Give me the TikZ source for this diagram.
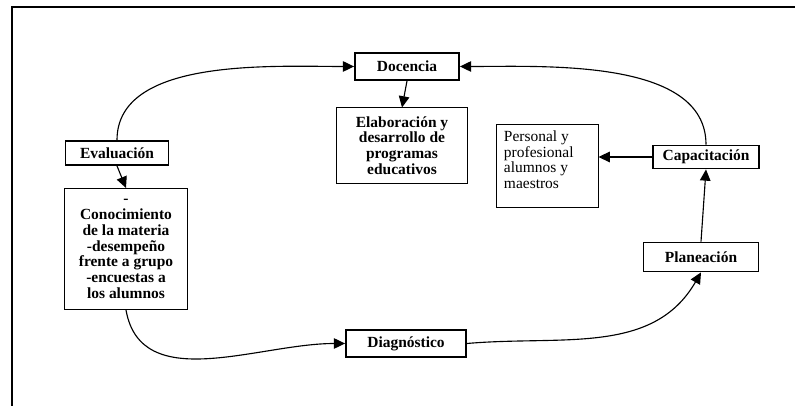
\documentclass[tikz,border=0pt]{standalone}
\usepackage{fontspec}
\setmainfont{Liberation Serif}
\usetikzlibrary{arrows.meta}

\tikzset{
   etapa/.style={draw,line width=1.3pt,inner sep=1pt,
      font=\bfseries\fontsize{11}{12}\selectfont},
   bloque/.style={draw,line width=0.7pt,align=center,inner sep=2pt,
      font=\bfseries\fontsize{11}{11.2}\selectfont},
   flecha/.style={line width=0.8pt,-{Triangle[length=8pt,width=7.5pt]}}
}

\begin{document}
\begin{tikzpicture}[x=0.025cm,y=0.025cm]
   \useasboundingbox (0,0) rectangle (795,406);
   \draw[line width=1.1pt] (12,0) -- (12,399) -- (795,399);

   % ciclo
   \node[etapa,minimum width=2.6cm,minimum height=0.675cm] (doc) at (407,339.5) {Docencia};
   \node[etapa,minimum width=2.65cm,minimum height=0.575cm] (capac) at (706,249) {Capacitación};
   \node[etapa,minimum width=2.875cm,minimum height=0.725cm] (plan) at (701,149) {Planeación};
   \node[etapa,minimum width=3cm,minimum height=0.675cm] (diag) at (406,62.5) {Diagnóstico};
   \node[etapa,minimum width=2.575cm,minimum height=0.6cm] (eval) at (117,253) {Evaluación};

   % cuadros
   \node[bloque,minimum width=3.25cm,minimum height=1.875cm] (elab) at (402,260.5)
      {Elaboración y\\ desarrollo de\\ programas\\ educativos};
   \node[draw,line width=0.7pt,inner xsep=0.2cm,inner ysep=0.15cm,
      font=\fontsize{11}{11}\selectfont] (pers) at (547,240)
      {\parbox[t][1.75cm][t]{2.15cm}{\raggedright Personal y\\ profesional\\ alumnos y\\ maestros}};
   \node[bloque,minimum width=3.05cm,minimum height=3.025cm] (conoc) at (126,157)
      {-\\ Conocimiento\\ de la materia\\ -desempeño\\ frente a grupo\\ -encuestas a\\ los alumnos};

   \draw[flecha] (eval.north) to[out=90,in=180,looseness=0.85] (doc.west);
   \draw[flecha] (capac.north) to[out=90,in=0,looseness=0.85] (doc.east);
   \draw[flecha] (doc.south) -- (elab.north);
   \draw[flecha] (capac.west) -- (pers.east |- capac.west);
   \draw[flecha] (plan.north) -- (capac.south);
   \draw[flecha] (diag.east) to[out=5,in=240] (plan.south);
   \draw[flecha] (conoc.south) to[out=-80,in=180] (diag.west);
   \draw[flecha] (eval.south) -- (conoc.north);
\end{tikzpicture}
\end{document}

- [Your instructions]
Quote the material exactly. Pictures stay out.

- [Answer for the task]
Give me the TikZ source for this diagram.
\documentclass[tikz,border=0pt]{standalone}
\usepackage{fontspec}
\setmainfont{Liberation Serif}
\usetikzlibrary{arrows.meta}

\tikzset{
   etapa/.style={draw,line width=1.3pt,inner sep=1pt,
      font=\bfseries\fontsize{11}{12}\selectfont},
   bloque/.style={draw,line width=0.7pt,align=center,inner sep=2pt,
      font=\bfseries\fontsize{11}{11.2}\selectfont},
   flecha/.style={line width=0.8pt,-{Triangle[length=8pt,width=7.5pt]}}
}

\begin{document}
\begin{tikzpicture}[x=0.025cm,y=0.025cm]
   \useasboundingbox (0,0) rectangle (795,406);
   \draw[line width=1.1pt] (12,0) -- (12,399) -- (795,399);

   % ciclo
   \node[etapa,minimum width=2.6cm,minimum height=0.675cm] (doc) at (407,339.5) {Docencia};
   \node[etapa,minimum width=2.65cm,minimum height=0.575cm] (capac) at (706,249) {Capacitación};
   \node[etapa,minimum width=2.875cm,minimum height=0.725cm] (plan) at (701,149) {Planeación};
   \node[etapa,minimum width=3cm,minimum height=0.675cm] (diag) at (406,62.5) {Diagnóstico};
   \node[etapa,minimum width=2.575cm,minimum height=0.6cm] (eval) at (117,253) {Evaluación};

   % cuadros
   \node[bloque,minimum width=3.25cm,minimum height=1.875cm] (elab) at (402,260.5)
      {Elaboración y\\ desarrollo de\\ programas\\ educativos};
   \node[draw,line width=0.7pt,inner xsep=0.2cm,inner ysep=0.15cm,
      font=\fontsize{11}{11}\selectfont] (pers) at (547,240)
      {\parbox[t][1.75cm][t]{2.15cm}{\raggedright Personal y\\ profesional\\ alumnos y\\ maestros}};
   \node[bloque,minimum width=3.05cm,minimum height=3.025cm] (conoc) at (126,157)
      {-\\ Conocimiento\\ de la materia\\ -desempeño\\ frente a grupo\\ -encuestas a\\ los alumnos};

   \draw[flecha] (eval.north) to[out=90,in=180,looseness=0.85] (doc.west);
   \draw[flecha] (capac.north) to[out=90,in=0,looseness=0.85] (doc.east);
   \draw[flecha] (doc.south) -- (elab.north);
   \draw[flecha] (capac.west) -- (pers.east |- capac.west);
   \draw[flecha] (plan.north) -- (capac.south);
   \draw[flecha] (diag.east) to[out=5,in=240] (plan.south);
   \draw[flecha] (conoc.south) to[out=-80,in=180] (diag.west);
   \draw[flecha] (eval.south) -- (conoc.north);
\end{tikzpicture}
\end{document}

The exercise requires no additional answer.